What Sections Should You Have on Your Resume?

Posted by in Career Advice


A successful resume helps you land a job interview, which hopefully leads to a job. The initial glance potential employers give resumes is as short as six seconds. To get the job you want, you need your professional resume to stand out that quickly.

Basic Resume Sections

Most professional resumes include the same basic sections. Start with a heading that includes your contact information, including email. Your name must be prominent. Make the details easy to navigate.

The professional resume also includes a section about your education. Include any university or technical school education. You do not need to include your grade point average but academic honors are acceptable. If you graduated recently and do not yet have much pertinent work experience, this section is likely to be located near the top of the page.

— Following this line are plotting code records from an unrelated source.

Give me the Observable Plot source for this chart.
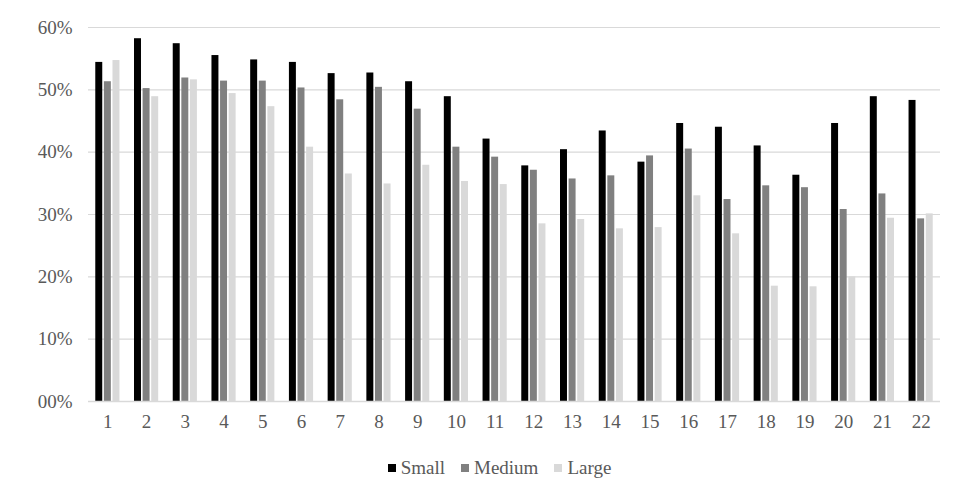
<!DOCTYPE html>
<html>
<head>
<meta charset="utf-8">
<script src="https://cdn.jsdelivr.net/npm/d3@7"></script>
<script src="https://cdn.jsdelivr.net/npm/@observablehq/plot@0.6"></script>
<style>
  html, body { margin: 0; padding: 0; background: #fff; }
  #chart svg { display: block; }
  #chart svg text { font-family: "Liberation Serif", "Times New Roman", Tinos, "DejaVu Serif", serif; }
  .legend { display: flex; justify-content: center; align-items: center; margin-top: 12px; padding-left: 22px;
    font-family: "Liberation Serif", "Times New Roman", Tinos, "DejaVu Serif", serif; font-size: 19px; color: #595959; line-height: 22px; }
  .legend .item { display: flex; align-items: center; margin-right: 16px; }
  .legend .item:last-child { margin-right: 0; }
  .legend .sw { width: 8px; height: 8px; margin-right: 5px; }
</style>
</head>
<body>
<div id="chart"></div>
<div class="legend" id="legend"></div>
<script>
const categories = ["1","2","3","4","5","6","7","8","9","10","11","12","13","14","15","16","17","18","19","20","21","22"];
const series = ["Small", "Medium", "Large"];
const colors = ["#000000", "#808080", "#d9d9d9"];
const small  = [54.4, 58.2, 57.4, 55.5, 54.8, 54.4, 52.6, 52.7, 51.3, 48.9, 42.1, 37.8, 40.4, 43.4, 38.4, 44.6, 44.0, 41.0, 36.3, 44.6, 48.9, 48.3];
const medium = [51.3, 50.2, 51.9, 51.4, 51.4, 50.3, 48.4, 50.4, 46.9, 40.8, 39.2, 37.1, 35.7, 36.2, 39.4, 40.5, 32.4, 34.6, 34.3, 30.8, 33.3, 29.3];
const large  = [54.7, 48.9, 51.6, 49.4, 47.3, 40.8, 36.5, 34.9, 37.9, 35.3, 34.8, 28.5, 29.2, 27.7, 27.9, 33.0, 26.9, 18.5, 18.4, 20.0, 29.4, 30.1];
const yTicks = [0, 10, 20, 30, 40, 50, 60];

const seriesValues = [small, medium, large];
const rows = categories.flatMap((c, i) => series.map((s, j) => ({cat: c, size: s, value: seriesValues[j][i]})));

const chart = Plot.plot({
  width: 977,
  height: 445,
  marginLeft: 88,
  marginRight: 37,
  marginTop: 27,
  marginBottom: 44,
  style: {fontFamily: "Liberation Serif, Times New Roman, Tinos, DejaVu Serif, serif", fontSize: "19px", color: "#595959", background: "#fff"},
  x: {domain: categories, paddingInner: 0.82, paddingOuter: 0.41, round: false, label: null, tickSize: 0, tickPadding: 13},
  y: {domain: [0, 60], ticks: yTicks, tickFormat: d => String(d).padStart(2, "0") + "%", tickSize: 0, tickPadding: 16, label: null},
  color: {domain: series, range: colors},
  marks: [
    Plot.ruleY(yTicks.filter(d => d > 0), {stroke: "#d9d9d9", strokeWidth: 1.2}),
    ...series.map((s, j) => Plot.barY(rows.filter(r => r.size === s), {x: "cat", y: "value", fill: "size", dx: (j - 1) * 8.6})),
    Plot.ruleY([0], {stroke: "#d9d9d9", strokeWidth: 1.5})
  ]
});
document.getElementById("chart").append(chart);

const legend = document.getElementById("legend");
series.forEach((s, j) => {
  const item = document.createElement("div");
  item.className = "item";
  const sw = document.createElement("span");
  sw.className = "sw";
  sw.style.background = colors[j];
  const label = document.createElement("span");
  label.textContent = s;
  item.append(sw, label);
  legend.append(item);
});
</script>
</body>
</html>
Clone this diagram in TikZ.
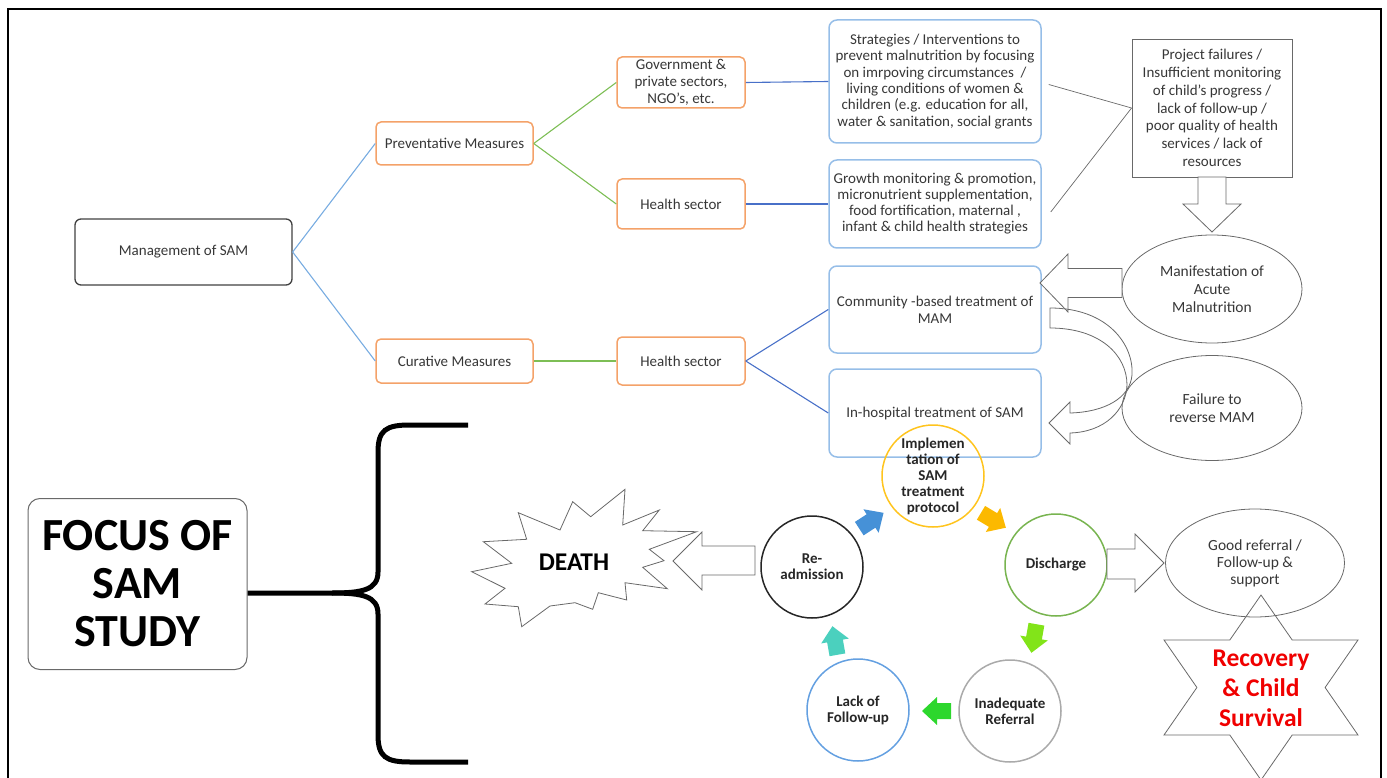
\documentclass[tikz,border=0pt]{standalone}
\usepackage{fontspec}
\setmainfont{Carlito}
\usetikzlibrary{calc,shapes.geometric}

\definecolor{boxorange}{RGB}{244,162,105}
\definecolor{boxblue}{RGB}{150,190,232}
\definecolor{linkblue}{RGB}{120,172,225}
\definecolor{linkdblue}{RGB}{72,112,200}
\definecolor{linkgreen}{RGB}{125,190,85}
\definecolor{txtgrey}{RGB}{55,55,55}
\definecolor{outl}{RGB}{105,105,105}
\definecolor{cyellow}{RGB}{255,196,30}
\definecolor{cgreen}{RGB}{120,180,80}
\definecolor{cgrey}{RGB}{170,170,170}
\definecolor{cblue}{RGB}{100,160,225}
\definecolor{arblue}{RGB}{70,145,215}
\definecolor{aryellow}{RGB}{252,185,0}
\definecolor{arlime}{RGB}{130,228,25}
\definecolor{argreen}{RGB}{45,215,45}
\definecolor{arteal}{RGB}{75,208,190}
\definecolor{recred}{RGB}{240,0,0}

\begin{document}
\begin{tikzpicture}[x=1pt,y=-1pt,
  font=\fontsize{15}{16.3}\selectfont, text=txtgrey,
  mgmtbox/.style={draw=black!75, line width=1.3pt, rounded corners=6pt,
    minimum width=217pt, minimum height=66pt, align=center},
  obox/.style={draw=boxorange, line width=1.5pt, rounded corners=5pt,
    minimum width=128pt, align=center, inner sep=1pt},
  bbox/.style={draw=boxblue, line width=1.5pt, rounded corners=8pt,
    minimum width=212pt, align=center, inner sep=1pt},
  lnk/.style={line width=1.1pt},
  harrow/.style={draw=outl, line width=0.8pt, fill=white},
  oval/.style={draw=outl, line width=0.8pt, ellipse, inner sep=-4pt,
    minimum width=180pt, align=center, font=\fontsize{15.5}{18}\selectfont},
  circ/.style={circle, line width=1.5pt, minimum size=102pt, inner sep=-8pt,
    align=center, text=black!85, font=\bfseries\fontsize{15}{16}\selectfont},
  cycarrow/.pic={\fill (-14,-8) -- (0,-8) -- (0,-14) -- (15,0) -- (0,14)
    -- (0,8) -- (-14,8) -- cycle;}
]
\useasboundingbox (0,0) rectangle (1387,778);

% outer frame
\draw[line width=2.5pt] (8,778) -- (8,9) -- (1381,9) -- (1381,778);

% ---------- management tree ----------
\node[mgmtbox] (mgmt) at (183.5,252) {Management of SAM};
\node[obox, minimum width=157pt, minimum height=43pt] (prev) at (454.5,143.5) {Preventative Measures};
\node[obox, minimum width=157pt, minimum height=44pt] (cur) at (454.5,361) {Curative Measures};
\node[obox, minimum height=51pt, font=\fontsize{15}{16.7}\selectfont] (gov) at (681,82.5) {Government \&\\private sectors,\\NGO's, etc.};
\node[obox, minimum height=50pt] (hs1) at (681,204) {Health sector};
\node[obox, minimum height=48pt] (hs2) at (681,361) {Health sector};

\node[bbox, minimum height=123pt] (strat) at (935,81.5)
  {Strategies / Interventions to\\prevent malnutrition by focusing\\on imrpoving circumstances~ /\\living conditions of women \&\\children (e.g. education for all,\\water \& sanitation, social grants};
\node[bbox, minimum height=88pt, font=\fontsize{15}{16}\selectfont] (growth) at (935,204)
  {Growth monitoring \& promotion,\\micronutrient supplementation,\\food fortification, maternal ,\\infant \& child health strategies};
\node[bbox, minimum height=87pt, font=\fontsize{15}{17}\selectfont] (comm) at (935,309.5)
  {Community -based treatment of\\MAM};
\node[bbox, minimum height=88pt] (hosp) at (935,413) {In-hospital treatment of SAM};

\draw[lnk, linkblue] (mgmt.east) -- (prev.west);
\draw[lnk, linkblue] (mgmt.east) -- (cur.west);
\draw[lnk, linkgreen] (prev.east) -- (gov.west);
\draw[lnk, linkgreen] (prev.east) -- (hs1.west);
\draw[lnk, linkgreen] (cur.east) -- (hs2.west);
\draw[lnk, linkdblue] (gov.east) -- (strat.west);
\draw[lnk, linkdblue] (hs1.east) -- (growth.west);
\draw[lnk, linkdblue] (hs2.east) -- (comm.west);
\draw[lnk, linkdblue] (hs2.east) -- (hosp.west);

% ---------- causes of acute malnutrition ----------
\node[draw=outl, line width=0.9pt, minimum width=160pt, minimum height=138pt,
  align=center, inner sep=0pt, font=\fontsize{15}{17.8}\selectfont] (proj) at (1212,108)
  {Project failures /\\Insufficient monitoring\\of child's progress /\\lack of follow-up /\\poor quality of health\\services / lack of\\resources};
\draw[outl, line width=0.7pt] ($(strat.east)+(7,3)$) -- (proj.west);
\draw[outl, line width=0.7pt] ($(growth.east)+(9,8)$) -- (proj.west);

\node[oval, minimum height=108pt] (manif) at (1212,289) {Manifestation of\\Acute\\Malnutrition};
\node[oval, minimum height=105pt] (fail) at (1212,408) {Failure to\\reverse MAM};

% block arrow: project box down to the ellipse
\draw[harrow] (1198,177) -- (1198,204) -- (1183,204) -- (1212,232) -- (1241,204)
  -- (1226,204) -- (1226,177) -- cycle;
% block arrow: ellipse to community treatment
\draw[harrow] (1122,268.5) -- (1068,268.5) -- (1068,254) -- (1040,283) -- (1068,312)
  -- (1068,297.5) -- (1122,297.5) -- cycle;
% curved block arrow: community treatment to hospital treatment
\draw[draw=outl, line width=0.8pt] (1050,308) .. controls (1108,308) and (1134,345) .. (1132,375)
  .. controls (1130,398) and (1105,412) .. (1070,413) -- (1070,402) -- (1049,423)
  -- (1070,444) -- (1070,433) .. controls (1105,432) and (1126,410) .. (1127,385)
  .. controls (1127,355) and (1100,328) .. (1050,328) -- cycle;

% ---------- focus of the study ----------
\node[draw=outl, line width=1pt, rounded corners=12pt, minimum width=219pt,
  minimum height=171pt, align=center, text=black, inner sep=0pt,
  font=\bfseries\fontsize{46}{48}\selectfont] (focus) at (137.5,584) {FOCUS OF\\SAM\\STUDY};
\coordinate (cusp) at (332,593);
\draw[line width=5pt] (focus.east |- cusp) -- (cusp)
  .. controls (362,593) and (378,590) .. (378,572) -- (378,452)
  .. controls (378,430) and (386,425) .. (410,425) -- (468,425);
\draw[line width=5pt] (cusp) .. controls (362,593) and (378,596) .. (378,614) -- (378,735)
  .. controls (378,757) and (386,762) .. (410,762) -- (468,762);

% ---------- treatment cycle ----------
\node[circ, draw=cyellow] (impl) at (933,476) {Implemen\\tation of\\SAM\\treatment\\protocol};
\node[circ, draw=cgreen] (dis) at (1056,565) {Discharge};
\node[circ, draw=cgrey] (inad) at (1010,711) {Inadequate\\Referral};
\node[circ, draw=cblue] (lack) at (858,710) {Lack of\\Follow-up};
\node[circ, draw=black!85] (readm) at (812,567) {Re-\\admission};

\pic[rotate=33, fill=arblue] at (871,521) {cycarrow};
\pic[rotate=-31, fill=aryellow] at (993,520) {cycarrow};
\pic[rotate=-100, fill=arlime] at (1034,638) {cycarrow};
\pic[rotate=180, fill=argreen] at (937,711) {cycarrow};
\pic[rotate=100, fill=arteal] at (835,641) {cycarrow};

% death burst
\draw[draw=outl, line width=0.8pt, fill=white]
  (471.7,571.7) -- (511.7,563.3) -- (483.3,541.7) -- (526.7,539.3) -- (518.3,512.7)
  -- (560,530) -- (572.7,501.7) -- (590.7,516.7) -- (625,489.3) -- (622.7,525)
  -- (659.3,510) -- (642.7,530.7) -- (696.7,531.7) -- (649.3,549.3) -- (664,560.7)
  -- (642.7,567.3) -- (667.3,588.7) -- (625,582.7) -- (626.7,600) -- (598.3,592.7)
  -- (592.7,609.3) -- (575,602.7) -- (550,606) -- (521.7,626.7) -- (518.3,606.7)
  -- (485,604) -- (505,588.3) -- cycle;
\node[text=black, font=\bfseries\fontsize{25.5}{27}\selectfont] (death) at (574,562) {DEATH};
\draw[harrow] (755,546) -- (702,546) -- (702,532) -- (673,561) -- (702,590)
  -- (702,575) -- (755,575) -- cycle;

% discharge leads to good referral
\draw[harrow] (1107,549) -- (1135,549) -- (1135,534) -- (1164,563) -- (1135,592)
  -- (1135,579) -- (1107,579) -- cycle;
\node[oval, minimum width=179pt, minimum height=108pt, font=\fontsize{15.5}{17}\selectfont]
  (good) at (1255,563) {Good referral /\\Follow-up \&\\support};

% six-pointed star
\draw[draw=outl, line width=0.8pt]
  (1261,595) -- (1292.2,640) -- (1358,640) -- (1325.1,687.5) -- (1358,735)
  -- (1292.2,735) -- (1261,780) -- (1229.8,735) -- (1164,735) -- (1196.9,687.5)
  -- (1164,640) -- (1229.8,640) -- cycle;
\node[align=center, text=recred, font=\bfseries\fontsize{25.5}{30}\selectfont]
  (recov) at (1261,688) {Recovery\\\& Child\\Survival};
\end{tikzpicture}
\end{document}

Resumes also include relevant experience. If you have worked in your chosen field before, highlight this fact. However, if you do not have relevant work experience, include in this section work and educational experiences that relate to the position you are seeking.

Optional Sections

The successful resume must be unique to you. As such, certain sections of the resume are optional. Include them only if they shine the best light on you. Career counselors are divided on whether you need to include an objective. The objective outlines for potential employers what type of work you are seeking. This is important if the rest of your resume does not make that fact immediately obvious. If you have years of experience in the field for which you are applying, omit the objective.

Professional resumes sometimes include outside activities or honors that you have received. Again, if your outside activities show your leadership qualities, organizational skills or other such business-related abilities, then you definitely want to include them. Likewise, include honors or awards that make you stand out from other applicants.

A skills section sometimes benefits your professional resume if you don't have a lot of work experience. In this section, include computer skills, research skills, foreign languages and the like. Be specific when listing these skills.

Organizing the Sections

Generally, there are two resume formats: the chronological organization and the functional organization. The format you choose depends on your experience and skill level. The chronological format is akin to a snapshot of your life. List your education and your work experience, in both cases starting with the most recent. This format is beneficial because it shows an upward progression of your education and experience when you are still new to your profession.

If you have gaps in your work history, have held unrelated jobs within the same field, or have held the same job for different companies, the functional format provides a better professional resume for you. With this format you highlight your skills and achievements without focusing on the timing. This format also has the benefit of putting the most pertinent information at the top, where quick-reading recruiters and employers see it first.

The goal of your professional resume is to land you a job interview. Tailor each resume to the specific position for which you are applying. Beyond the basics, the sections you include depend on what your strengths are in relation to the job you hope to land.